INDICATOR: April Spending and Income
KEY DATA: Consumption: -0.2%; Disposable Income: -0.1%; Wages and Salaries: 0.0%; Prices: -0.3%
IN A NUTSHELL: “Unless worker incomes start growing a lot faster, it will be really hard to get spending to grow very strongly."
WHAT IT MEANS: Consumers didn’t open their wallets a whole lot in April. Household spending fell, though if you adjust for inflation, demand did rise a touch. Declining energy costs played a role in the drop, which was offset by better sales of big-ticket items and, critically, services. I have mentioned this often, but services are two-thirds of spending and 45% of the economy and if this component doesn’t go anywhere, growth will remain sluggish. So, will spending pick up? That is a real question given the income numbers. Income fell, though once again, adjusting for prices it did increase a bit. My concern, though, is with wages and salaries, which were almost flat. The economy is growing, business profits and balance sheets are strong and stock prices are soaring yet labor payments are being held down. How anyone expects strong domestic growth without strong consumption is beyond me. And since strong consumption requires solid pay increases, not just new workers being paid, the continued limitation on wages and salaries will likely keep growth from reaching its full potential. What saved households in April was a drop in prices. Indeed, the Fed’s closely-watched Personal Consumption Expenditures index, excluding food and energy, was flat over the month and rose at a modest 1.1% pace over the year. That is almost one full percentage point below the Fed’s desired level. More importantly, this measure of inflation has been decelerating.
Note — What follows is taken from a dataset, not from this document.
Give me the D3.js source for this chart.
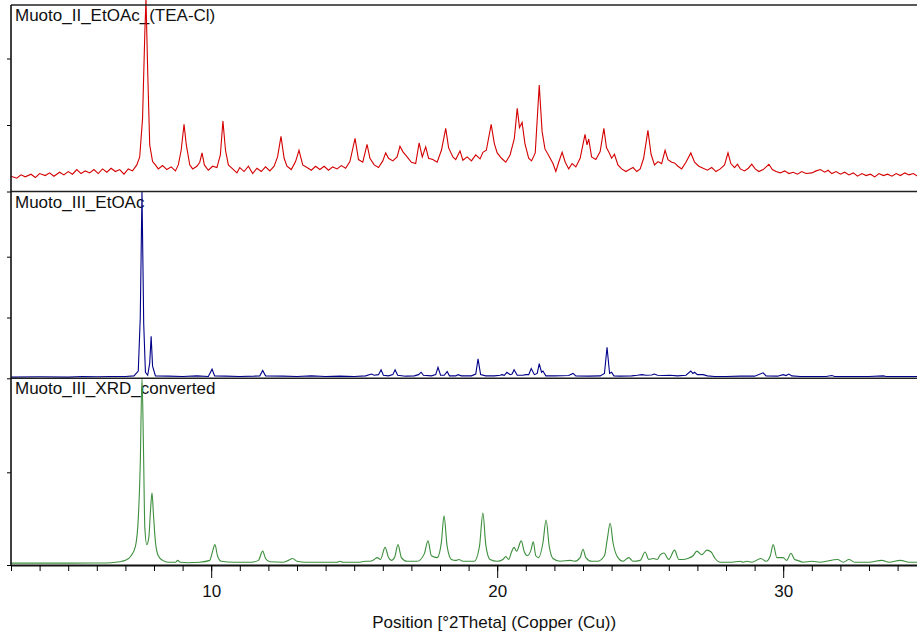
<!DOCTYPE html>
<meta charset="utf-8">
<head>
    <title>XRD patterns - Muoto</title>
    <script src="https://d3js.org/d3.v7.min.js"></script>
    <style>
        body { margin: 0; background: #fff; }
        text { font-family: Arial, "Liberation Sans", sans-serif; fill: #111; }
    </style>
</head>
<body>
<svg id="chart"></svg>
<script>
    // sample names, top to bottom
    var sampleNames = ["Muoto_II_EtOAc_(TEA-Cl)", "Muoto_III_EtOAc", "Muoto_III_XRD_converted"];

    // [2theta, counts]
    var teaClPattern = [
        [3.0,23],[3.2,20],[3.35,25],[3.5,22],[3.7,26],[3.85,21],[4.0,27],[4.2,24],[4.35,28],[4.5,23],
        [4.7,29],[4.85,25],[5.0,30],[5.15,26],[5.3,33],[5.45,27],[5.6,31],[5.75,28],[5.9,33],[6.05,27],
        [6.2,34],[6.35,29],[6.5,35],[6.65,30],[6.8,33],[6.95,26],[7.1,34],[7.25,31],[7.4,40],[7.5,52],
        [7.6,110],[7.68,240],[7.72,290],[7.78,180],[7.85,70],[7.95,45],[8.05,40],[8.15,34],[8.3,39],[8.45,33],
        [8.6,37],[8.75,31],[8.85,40],[8.95,62],[9.05,101],[9.13,70],[9.25,40],[9.35,34],[9.5,38],[9.6,44],
        [9.68,58],[9.76,40],[9.9,32],[10.05,38],[10.2,36],[10.32,55],[10.41,106],[10.5,62],[10.6,40],[10.75,34],
        [10.9,28],[11.0,36],[11.15,30],[11.3,38],[11.45,27],[11.6,35],[11.75,30],[11.9,37],[12.05,31],[12.2,38],
        [12.32,52],[12.44,83],[12.55,50],[12.65,38],[12.8,33],[12.95,45],[13.07,62],[13.2,40],[13.35,36],[13.5,32],
        [13.65,38],[13.8,33],[13.95,38],[14.1,32],[14.25,37],[14.4,34],[14.55,39],[14.7,35],[14.85,45],[15.03,80],
        [15.15,48],[15.3,44],[15.45,71],[15.55,50],[15.7,40],[15.85,36],[16.0,46],[16.1,58],[16.2,50],[16.35,46],
        [16.5,52],[16.6,68],[16.7,60],[16.85,52],[17.0,44],[17.15,42],[17.27,73],[17.38,52],[17.5,67],[17.6,50],
        [17.75,48],[17.9,44],[18.05,62],[18.2,95],[18.3,66],[18.45,52],[18.55,48],[18.7,61],[18.8,47],[18.95,52],
        [19.1,46],[19.25,55],[19.4,49],[19.5,59],[19.62,62],[19.79,101],[19.9,72],[20.0,58],[20.15,50],[20.3,44],
        [20.45,55],[20.6,80],[20.7,125],[20.78,96],[20.87,104],[20.97,72],[21.1,50],[21.2,46],[21.33,58],[21.47,160],
        [21.57,90],[21.67,64],[21.8,54],[21.95,42],[22.05,30],[22.15,44],[22.27,59],[22.38,44],[22.5,34],[22.62,42],
        [22.75,37],[22.9,50],[23.07,86],[23.14,70],[23.2,79],[23.3,52],[23.45,48],[23.6,60],[23.73,95],[23.82,66],
        [23.92,58],[24.0,50],[24.1,56],[24.22,40],[24.35,34],[24.5,30],[24.62,33],[24.75,36],[24.88,30],[25.0,34],
        [25.12,50],[25.27,92],[25.38,56],[25.5,40],[25.62,45],[25.75,42],[25.87,62],[25.97,48],[26.1,44],[26.2,43],
        [26.32,38],[26.45,34],[26.6,44],[26.77,58],[26.9,44],[27.05,38],[27.2,35],[27.35,32],[27.5,36],[27.65,30],
        [27.8,34],[27.95,40],[28.07,58],[28.17,42],[28.3,36],[28.4,41],[28.5,34],[28.65,31],[28.78,35],[28.9,41],
        [29.02,34],[29.15,30],[29.3,33],[29.5,41],[29.62,33],[29.75,30],[29.9,28],[30.05,31],[30.2,27],[30.35,29],
        [30.5,26],[30.65,30],[30.8,27],[31.0,28],[31.15,31],[31.3,33],[31.45,29],[31.57,32],[31.7,27],[31.85,30],
        [32.0,26],[32.15,29],[32.3,25],[32.45,28],[32.6,23],[32.75,27],[32.9,24],[33.05,26],[33.2,22],[33.35,27],
        [33.5,24],[33.65,26],[33.8,23],[33.95,27],[34.1,24],[34.25,28],[34.4,25],[34.55,27],[34.7,23],[34.85,26],[35.0,24]
    ];

    var etoacPattern = [
        [3.0,2],[4.0,2.5],[5.0,2],[5.5,3],[6.0,2.5],[6.5,3],[7.0,3],[7.3,4],[7.45,12],[7.52,100],
        [7.58,307],[7.64,90],[7.7,10],[7.78,5],[7.85,25],[7.9,69],[7.95,20],[8.05,4],[8.5,3.5],[9.0,3],
        [9.5,4],[9.9,3],[10.03,15],[10.12,4],[10.5,3.5],[11.0,3],[11.5,3.5],[11.7,4],[11.8,13],[11.9,4],
        [12.5,3.5],[13.0,3],[13.5,4],[14.0,3],[14.5,3.5],[15.0,3],[15.4,4],[15.6,7],[15.7,5],[15.85,6],
        [15.94,14],[16.02,5],[16.2,4],[16.35,6],[16.43,14],[16.52,5],[16.8,3.5],[17.1,4],[17.25,6],[17.34,10],
        [17.42,5],[17.7,4],[17.85,6],[17.93,18],[18.02,5],[18.15,5],[18.25,11],[18.33,4],[18.55,4],[18.63,6],
        [18.75,4],[19.1,4],[19.25,7],[19.33,32],[19.42,6],[19.6,4],[19.9,4],[20.1,5],[20.17,6],[20.25,5],
        [20.34,10],[20.45,6],[20.52,7],[20.59,14],[20.7,5],[20.9,5],[21.0,6],[21.1,6],[21.19,16],[21.3,6],
        [21.4,8],[21.47,24],[21.55,10],[21.6,12],[21.7,4],[22.0,4],[22.5,4.5],[22.65,8],[22.75,4],[23.2,3.5],
        [23.6,4],[23.75,8],[23.84,51],[23.93,8],[24.0,10],[24.08,4],[24.3,3.5],[24.7,4],[24.9,5],[25.06,6],
        [25.2,5],[25.4,5.5],[25.5,7],[25.6,5],[25.8,4.5],[26.04,5],[26.3,4],[26.6,5],[26.77,12],[26.84,8],
        [26.9,10],[27.0,6],[27.2,6],[27.35,4],[27.6,3],[28.0,3],[28.5,3.5],[29.0,3.5],[29.3,9],[29.4,4],
        [29.8,3.5],[30.0,6],[30.1,4.5],[30.2,7],[30.3,4],[30.6,3],[31.0,3],[31.5,3],[31.7,4.5],[31.8,3],
        [32.5,3],[33.0,3],[33.5,4],[33.6,3],[34.0,3],[34.5,3],[35.0,3]
    ];

    var convertedPattern = [
        [3.0,2],[4.0,2],[5.0,2],[6.0,2.2],[6.5,2.5],[6.8,3.5],[7.0,5],[7.2,10],[7.35,20],[7.45,50],
        [7.52,110],[7.58,202],[7.63,130],[7.68,40],[7.75,22],[7.82,30],[7.88,60],[7.93,78],[7.98,55],[8.05,25],
        [8.15,10],[8.3,5],[8.5,3],[8.75,3],[8.83,5],[8.92,3],[9.2,2.5],[9.6,3],[9.95,5],[10.05,15],
        [10.13,22],[10.22,10],[10.35,4],[10.8,3],[11.4,3],[11.65,5],[11.8,15],[11.9,7],[12.05,3.5],[12.5,3],
        [12.7,5],[12.85,7],[13.0,4],[13.3,3],[14.0,3],[14.4,3],[14.5,4],[14.6,3],[15.2,3],[15.38,4],
        [15.55,4],[15.7,6],[15.8,8],[15.92,6],[16.08,19],[16.2,8],[16.3,5],[16.42,9],[16.53,22],[16.65,8],
        [16.85,4],[17.2,4],[17.45,12],[17.58,26],[17.7,10],[17.9,8],[18.05,25],[18.14,53],[18.25,20],[18.4,6],
        [18.55,5],[18.66,6],[18.8,4],[19.2,4],[19.38,20],[19.5,56],[19.6,22],[19.75,6],[20.0,4],[20.2,6],
        [20.3,9],[20.4,6],[20.5,14],[20.59,19],[20.68,15],[20.84,26],[20.95,14],[21.05,10],[21.18,16],[21.26,25],
        [21.35,10],[21.45,8],[21.6,24],[21.71,48.5],[21.82,20],[21.95,7],[22.2,4],[22.55,5],[22.7,4],[22.9,8],
        [23.0,17],[23.1,8],[23.3,4],[23.5,4],[23.75,10],[23.85,28],[23.95,45],[24.05,24],[24.2,9],[24.4,4],
        [24.6,8],[24.75,4],[25.0,5],[25.17,14],[25.3,6],[25.45,7],[25.6,6],[25.7,11],[25.83,13],[26.0,6],
        [26.2,16],[26.35,6],[26.5,6],[26.66,7],[26.85,10],[26.98,15],[27.15,11],[27.33,16],[27.48,14],[27.62,7],
        [27.8,3],[28.2,3],[28.5,4],[28.6,3],[28.73,4],[28.9,3],[29.22,7],[29.4,4],[29.55,10],[29.65,22],
        [29.78,8],[30.0,8],[30.12,5],[30.27,12.6],[30.4,6],[30.5,5],[30.7,3],[31.0,4],[31.3,3],[31.9,6],
        [32.1,3],[32.3,6],[32.5,3],[33.0,3],[33.45,5],[33.7,3],[34.1,5],[34.4,3],[35.0,3]
    ];

    // axis ticks
    var minorTicks = d3.range(3, 35);
    var majorTicks = [10, 20, 30];
    var yTicks = [[0, 100, 200], [0, 100, 200], [0, 100]];
    var axisTitle = "Position [°2Theta] (Copper (Cu))";

    var width = 917, height = 634;
    var left = 11, bottom = 565;

    var svg = d3.select("#chart")
        .attr("width", width)
        .attr("height", height);

    var x = d3.scaleLinear().domain([3, 35]).range([left, left + 32 * 28.6]);

    // one panel per sample, stacked
    var panels = [
        { name: sampleNames[0], data: teaClPattern, color: "#d40000", top: 5,
          y: d3.scaleLinear().domain([0, 100]).range([191.5, 125]), ticks: yTicks[0], curve: d3.curveLinear },
        { name: sampleNames[1], data: etoacPattern, color: "#000088", top: 191.5,
          y: d3.scaleLinear().domain([0, 100]).range([378.3, 317.5]), ticks: yTicks[1], curve: d3.curveLinear },
        { name: sampleNames[2], data: convertedPattern, color: "#3d8f3d", top: 378.3,
          y: d3.scaleLinear().domain([0, 100]).range([565, 472.3]), ticks: yTicks[2], curve: d3.curveMonotoneX }
    ];

    panels.forEach(function(p) {
        var g = svg.append("g");

        g.append("text")
            .attr("x", 15)
            .attr("y", p.top + 16)
            .attr("font-size", 17)
            .text(p.name);

        var line = d3.line()
            .x(function(d) { return x(d[0]); })
            .y(function(d) { return p.y(d[1]); })
            .curve(p.curve);

        g.append("path")
            .datum(p.data)
            .attr("d", line)
            .attr("fill", "none")
            .attr("stroke", p.color)
            .attr("stroke-width", 1.1);

        g.append("g")
            .attr("transform", "translate(" + left + ",0)")
            .call(d3.axisLeft(p.y).tickValues(p.ticks).tickSize(4).tickFormat(""))
            .call(function(a) { a.select(".domain").remove(); });

        // border above each panel
        g.append("line")
            .attr("x1", left).attr("x2", width)
            .attr("y1", p.top).attr("y2", p.top)
            .attr("stroke", "#222")
            .attr("stroke-width", 1.6);
    });

    // left axis line
    svg.append("line")
        .attr("x1", left).attr("x2", left)
        .attr("y1", 5).attr("y2", bottom)
        .attr("stroke", "#111")
        .attr("stroke-width", 1.6);

    // x axis
    var xMinor = svg.append("g")
        .attr("transform", "translate(0," + bottom + ")")
        .call(d3.axisBottom(x).tickValues(minorTicks).tickSize(6).tickSizeOuter(0).tickFormat(""));
    xMinor.select(".domain").attr("stroke-width", 2.2).attr("stroke", "#111");

    svg.append("g")
        .attr("transform", "translate(0," + bottom + ")")
        .call(d3.axisBottom(x).tickValues(majorTicks).tickSize(13).tickPadding(7).tickFormat(d3.format("d")))
        .call(function(a) { a.select(".domain").remove(); })
        .selectAll("text")
        .attr("font-size", 17)
        .attr("font-family", "Arial, 'Liberation Sans', sans-serif")
        .attr("fill", "#111");

    svg.append("text")
        .attr("x", x(20) - 3)
        .attr("y", 628)
        .attr("text-anchor", "middle")
        .attr("font-size", 17)
        .text(axisTitle);
</script>
</body>
</html>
MARKETS AND FED POLICY IMPLICATIONS: This was a disappointing report on so many levels. Spending was soft and income growth was weak with wages and salaries barely budging. While confidence may be rising, it will be hard for workers to spend a whole lot more if they don’t make a whole lot more. That is a warning to all those at the Fed who are screaming for tapering to begin. Where is the surging demand that will lead to inflation going to come from? Are businesses going to suddenly find religion and start raising wages rapidly? Indeed, despite the recovery in the economy and the improving labor market conditions, wage growth is minimal and inflation is decelerating. The Fed always faces the Bayesian issue of which mistake should it make: Should it do something (taper) and risk slowing the recovery or do nothing (keep QE at current levels) and risk future inflation. It still seems to me that the biggest risk remains the economy as we don’t know what will happen with fiscal policy, which has been the biggest barrier to growth, or what are the true states of the European or Chinese economies. And finally, as I commented strongly yesterday (okay, it was a diatribe), I just cannot figure out where the inflation threat is coming from. Lest we forget, the mistake the Fed in the 1930s was to remove its stimulus too soon.